Weight Watchers and my wonderful leader gave me the tools and support I needed. I even enjoyed the meetings. I was losing weight and doing well. I had donated an entire closet-full of clothes to charity. I lost 4 dress sizes before Weight Watchers and another 3 dress sizes during this time. I managed to get really, really close to my goal weight. Then I hit a plateau. Drat! During this plateau I relaxed my efforts again. Plus, I had been doing the plan long enough that I stopped closely monitoring foods, guessing at portion sizes, etc. On vacations, I would eat just a little more than I needed with the thought that I’d make up for it when I got home. I put a little more distance between me and my goal weight again. I am presently still working on reaching my goal weight. I keep attending weekly meetings and working on changing my habits. I’ve even entertained the idea of throwing in the towel, but I choose to keep going.
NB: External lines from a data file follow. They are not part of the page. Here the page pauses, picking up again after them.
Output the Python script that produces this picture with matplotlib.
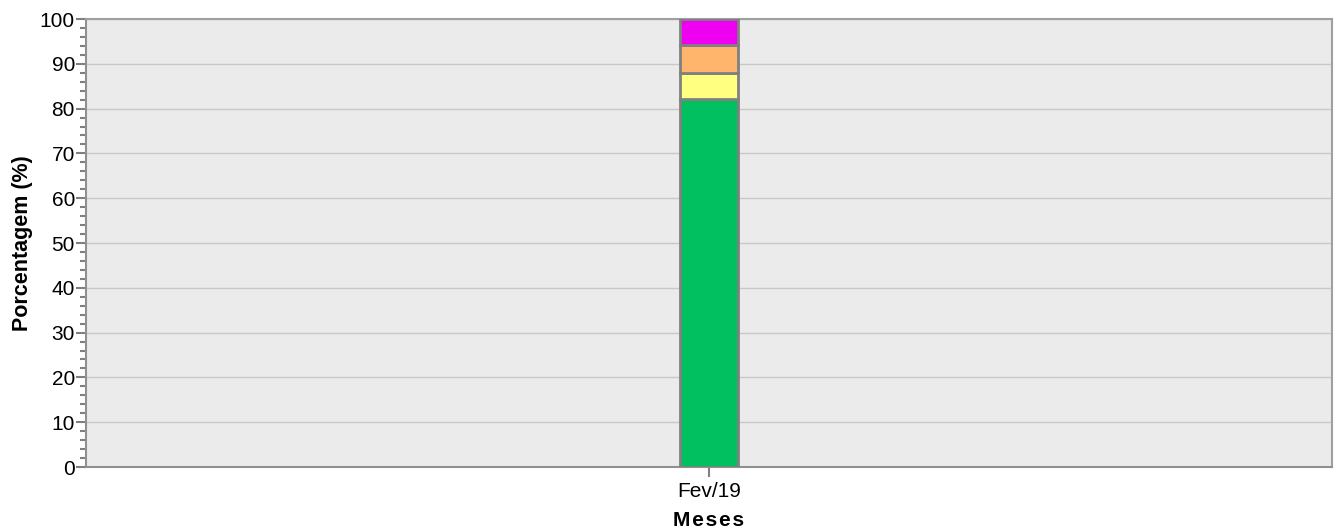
import matplotlib.pyplot as plt
import numpy as np

plt.rcParams['font.family'] = ['Liberation Sans', 'DejaVu Sans']

meses = ["Fev/19"]
verde = [82.1]
amarelo = [5.9]
laranja = [6.3]
magenta = [5.7]

series = [verde, amarelo, laranja, magenta]
cores = ["#00c060", "#ffff80", "#ffb56b", "#f000f0"]

fig = plt.figure(figsize=(13.34, 5.31), dpi=100)
ax = fig.add_axes([0.0645, 0.1205, 0.934, 0.8437])
ax.set_facecolor("#ebebeb")

x = np.arange(len(meses))
base = np.zeros(len(meses))
for vals, cor in zip(series, cores):
    ax.bar(x, vals, width=0.047, bottom=base, color=cor, edgecolor="#808080",
           linewidth=2, zorder=3)
    base = base + np.array(vals)

ax.set_xlim(-0.5, 0.5)
ax.set_ylim(0, 100)
ax.set_xticks(x)
ax.set_xticklabels(meses)
ax.set_yticks(np.arange(0, 101, 10))
ax.set_yticks(np.arange(0, 101, 2), minor=True)
ax.grid(True, axis='y', color="#c8c8c8", linewidth=1, zorder=0)

for s in ax.spines.values():
    s.set_color("#a0a0a0")
    s.set_linewidth(1.5)
ax.spines['left'].set_color("#909090")
ax.spines['bottom'].set_color("#909090")

ax.tick_params(axis='both', which='major', colors="#808080", length=7, width=1.5,
               labelsize=15, labelcolor="black", pad=1)
ax.tick_params(axis='x', which='major', pad=4)
ax.tick_params(axis='y', which='minor', colors="#808080", length=4, width=1.5)

ax.set_xlabel("M e s e s".replace(" ", "\u200a"), fontsize=15, fontweight='bold', labelpad=7)
ax.set_ylabel("Porcentagem (%)", fontsize=15.5, fontweight='bold', labelpad=5)

fig.savefig("out.png", dpi=100)
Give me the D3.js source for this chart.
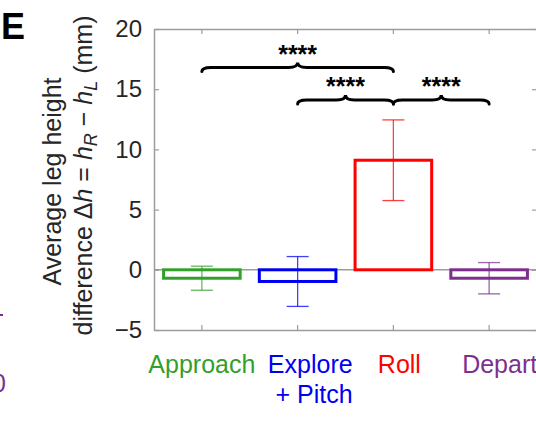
<!DOCTYPE html>
<html>
<head>
<meta charset="utf-8">
<script src="https://cdn.jsdelivr.net/npm/d3@7"></script>
<style>
  body { margin: 0; background: #fff; }
  svg { display: block; font-family: Arial, "Liberation Sans", sans-serif; }
</style>
</head>
<body>
<div id="chart"></div>
<script>
// Bar data (mm)
const categories = ["Approach", "Explore\n+ Pitch", "Roll", "Departure"];
const means = [-0.7, -0.97, 9.1, -0.7];
const errors = [1.0, 2.07, 3.35, 1.3];
const barColors = ["#33a02a", "#0000f0", "#ff0000", "#7e2f8e"];
const yTicks = [-5, 0, 5, 10, 15, 20];

// Significance brackets
const compFrom = [0, 1, 2];
const compTo = [2, 2, 3];
const compLevel = [16.8, 14.1, 14.1];
const compLabel = ["****", "****", "****"];

const width = 536, height = 434;
const margin = { top: 29, right: -1, bottom: 104, left: 154 };

const svg = d3.select("#chart")
  .append("svg")
  .attr("width", width)
  .attr("height", height);

const x = d3.scaleBand()
  .domain(categories)
  .range([margin.left, width - margin.right])
  .paddingInner(0.2)
  .paddingOuter(0.1);

const y = d3.scaleLinear()
  .domain([-5, 20])
  .range([height - margin.bottom, margin.top]);

const cx = i => x(categories[i]) + x.bandwidth() / 2;
const axisColor = "#9c9c9c";
const textColor = "#262626";

// zero line
svg.append("line")
  .attr("x1", margin.left).attr("x2", width - margin.right)
  .attr("y1", y(0)).attr("y2", y(0))
  .attr("stroke", axisColor).attr("stroke-width", 1.5);

// axes (ticks pointing inward, like the box around a matlab plot)
function styleAxis(g) {
  g.select(".domain").attr("stroke", axisColor).attr("stroke-width", 1.5);
  g.selectAll(".tick line").attr("stroke", axisColor).attr("stroke-width", 1.2);
  g.selectAll(".tick text").attr("fill", textColor).style("font-size", "24px");
}

svg.append("g")
  .attr("transform", `translate(${margin.left},0)`)
  .call(d3.axisLeft(y).tickValues(yTicks).tickSizeInner(-5).tickSizeOuter(0).tickPadding(12)
    .tickFormat(d => d < 0 ? "\u2212" + Math.abs(d) : d))
  .call(styleAxis);

svg.append("g")
  .attr("transform", `translate(${width - margin.right},0)`)
  .call(d3.axisRight(y).tickValues(yTicks).tickSizeInner(-5).tickSizeOuter(0).tickFormat(""))
  .call(styleAxis);

const xTicks = d3.axisBottom(x).tickSizeInner(-5).tickSizeOuter(0).tickFormat("");
svg.append("g")
  .attr("transform", `translate(0,${y(-5)})`)
  .call(xTicks)
  .call(styleAxis);

svg.append("g")
  .attr("transform", `translate(0,${y(20)})`)
  .call(d3.axisTop(x).tickSizeInner(-5).tickSizeOuter(0).tickFormat(""))
  .call(styleAxis);

// bars
svg.selectAll("rect.bar")
  .data(means)
  .join("rect")
  .attr("class", "bar")
  .attr("x", (d, i) => x(categories[i]))
  .attr("width", x.bandwidth())
  .attr("y", d => y(Math.max(d, 0)))
  .attr("height", d => Math.abs(y(d) - y(0)))
  .attr("fill", "none")
  .attr("stroke", (d, i) => barColors[i])
  .attr("stroke-width", 3);

// error bars
const capHalf = 11;
const err = svg.append("g")
  .selectAll("g")
  .data(means)
  .join("g")
  .attr("stroke", (d, i) => barColors[i])
  .attr("stroke-opacity", 0.75)
  .attr("stroke-width", 1.3);

err.append("line")
  .attr("x1", (d, i) => cx(i)).attr("x2", (d, i) => cx(i))
  .attr("y1", (d, i) => y(d + errors[i])).attr("y2", (d, i) => y(d - errors[i]));
err.append("line")
  .attr("x1", (d, i) => cx(i) - capHalf).attr("x2", (d, i) => cx(i) + capHalf)
  .attr("y1", (d, i) => y(d + errors[i])).attr("y2", (d, i) => y(d + errors[i]));
err.append("line")
  .attr("x1", (d, i) => cx(i) - capHalf).attr("x2", (d, i) => cx(i) + capHalf)
  .attr("y1", (d, i) => y(d - errors[i])).attr("y2", (d, i) => y(d - errors[i]));

// curly braces with stars
function bracePath(x1, x2, y0) {
  const xm = (x1 + x2) / 2, r = 9, drop = 4, tip = 5;
  const p = d3.path();
  p.moveTo(x1, y0 + drop);
  p.quadraticCurveTo(x1, y0, x1 + r, y0);
  p.lineTo(xm - r, y0);
  p.quadraticCurveTo(xm, y0, xm, y0 - tip);
  p.quadraticCurveTo(xm, y0, xm + r, y0);
  p.lineTo(x2 - r, y0);
  p.quadraticCurveTo(x2, y0, x2, y0 + drop);
  return p.toString();
}

compFrom.forEach((f, k) => {
  const x1 = cx(f), x2 = cx(compTo[k]), y0 = y(compLevel[k]);
  svg.append("path")
    .attr("d", bracePath(x1, x2, y0))
    .attr("fill", "none")
    .attr("stroke", "#000")
    .attr("stroke-width", 3)
    .attr("stroke-linecap", "round");
  svg.append("text")
    .attr("x", (x1 + x2) / 2)
    .attr("y", y0 - 5)
    .attr("text-anchor", "middle")
    .attr("font-weight", "bold")
    .style("font-size", "25px")
    .text(compLabel[k]);
});

// category labels (placed under each bar, a little off-centre as in the figure)
const labelShift = [0, 55, 6, -27];
const labelAnchor = ["middle", "end", "middle", "start"];
categories.forEach((c, i) => {
  const t = svg.append("text")
    .attr("text-anchor", labelAnchor[i])
    .attr("fill", barColors[i])
    .style("font-size", "25px");
  c.split("\n").forEach((line, j) => {
    t.append("tspan")
      .attr("x", cx(i) + labelShift[i])
      .attr("y", 373 + j * 30)
      .text(line);
  });
});

// y label
const yl = svg.append("g")
  .attr("transform", `translate(0,${(y(20) + y(-5)) / 2}) rotate(-90)`)
  .attr("fill", textColor)
  .style("font-size", "25px")
  .attr("text-anchor", "middle");

yl.append("text").attr("x", -2).attr("y", 61).text("Average leg height");

const l2 = yl.append("text").attr("x", 4).attr("y", 92);
l2.append("tspan").text("difference \u0394");
l2.append("tspan").attr("font-style", "italic").text("h");
l2.append("tspan").text(" = ");
l2.append("tspan").attr("font-style", "italic").text("h");
l2.append("tspan").attr("font-style", "italic").attr("baseline-shift", "-25%").style("font-size", "18px").text("R");
l2.append("tspan").attr("baseline-shift", "0%").text(" \u2212 ");
l2.append("tspan").attr("font-style", "italic").text("h");
l2.append("tspan").attr("font-style", "italic").attr("baseline-shift", "-25%").style("font-size", "18px").text("L");
l2.append("tspan").text(" (mm)");

// panel letter
svg.append("text")
  .attr("x", 1).attr("y", 39)
  .attr("font-weight", "bold")
  .style("font-size", "36px")
  .text("E");

// cut-off piece of neighbouring panel at the left edge
svg.append("text")
  .attr("x", -8).attr("y", 392)
  .attr("fill", "#7e2f8e")
  .style("font-size", "25px")
  .text("0");
svg.append("line")
  .attr("x1", 0).attr("x2", 3)
  .attr("y1", 315).attr("y2", 315)
  .attr("stroke", "#7e2f8e").attr("stroke-width", 2);
</script>
</body>
</html>
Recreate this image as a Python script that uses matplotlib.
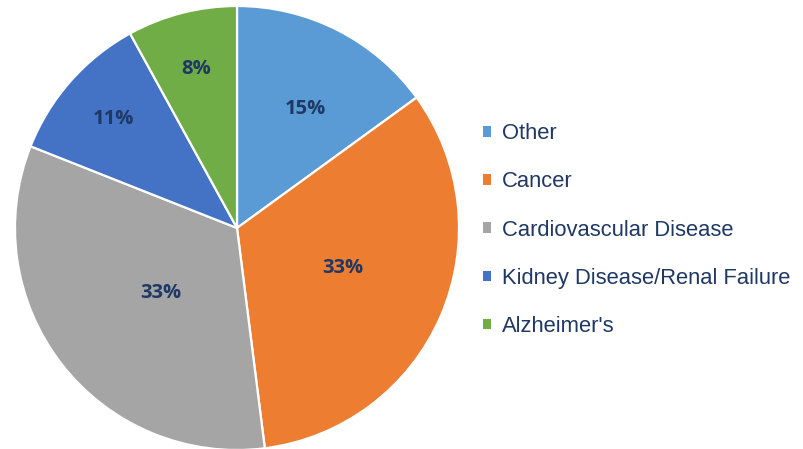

So, returning to the ruler analogy, was I successful? That inner voice tells me that I am not successful until I reach my goal weight. But then I’m reminded of a topic that was discussed in a Weight Watchers meeting: Give Yourself Credit. The challenge was to take a close look at everything we did right rather than focusing on everything we did wrong. My leader suggested that each time we made a good choice, or a better choice than we might have made in the past, that we keep track. One way to keep track would be to put a coin (or a dollar bill) in a jar for every good choice. At the end of six weeks, we would see how many things we did right. As a bonus, we could plan to spend that money on a non-food reward. I opted not to use money for tracking my credits but I did hang a sheet of paper on my refrigerator and made a tally mark for each credit. For example, each time I drank enough water that day, I’d put a mark on the sheet. If I opted to eat a piece of fruit instead of something sweet or high fat, I’d put a mark on the sheet. It’s amazing what happens when you start looking for the good things instead of focusing on the negative! (Oh, and I did reward myself.)
Those little tally marks represented small successes each day. And, as I look back through my journey over the years, I can see that even though there were times when it seemed I took three steps forward and two steps back, I still managed to find success. I just didn’t recognize it at the time. I did lose weight. And even though I didn’t always keep it off, I learned from it. I made better choices even if they weren’t always the best choices. All of this is a learning process. I still make bad choices. And it’s so very easy for me to focus on the 20% that I did wrong instead of the 80% that I do right.
What’s wrong with this picture? If my friend was berating herself about this, I would be the first one to encourage her. Then why won’t I encourage myself? I’m much harder on myself than I should be. That’s probably why my “success ruler” has gotten so very long. I’m so focused on the success at the end, I’ve forgotten to take notice of the small successes along the way.
Have you ever examined a ruler? There are tiny little marks all along the ruler which indicate the measurements--inches, quarter inches, etc. It’s impossible to get from one end of the ruler to the other without passing all those little marks. I think I’ll look at those marks a little differently from now on. Those are success marks! And they go all the way to the end!
Author of The Child Sensitive Communication Grid
P.S. You may have noticed that I haven’t given any totals about how much weight I’ve lost. That’s because I don’t want to focus on the numbers here but I do want to focus on healthy thinking and healthy living.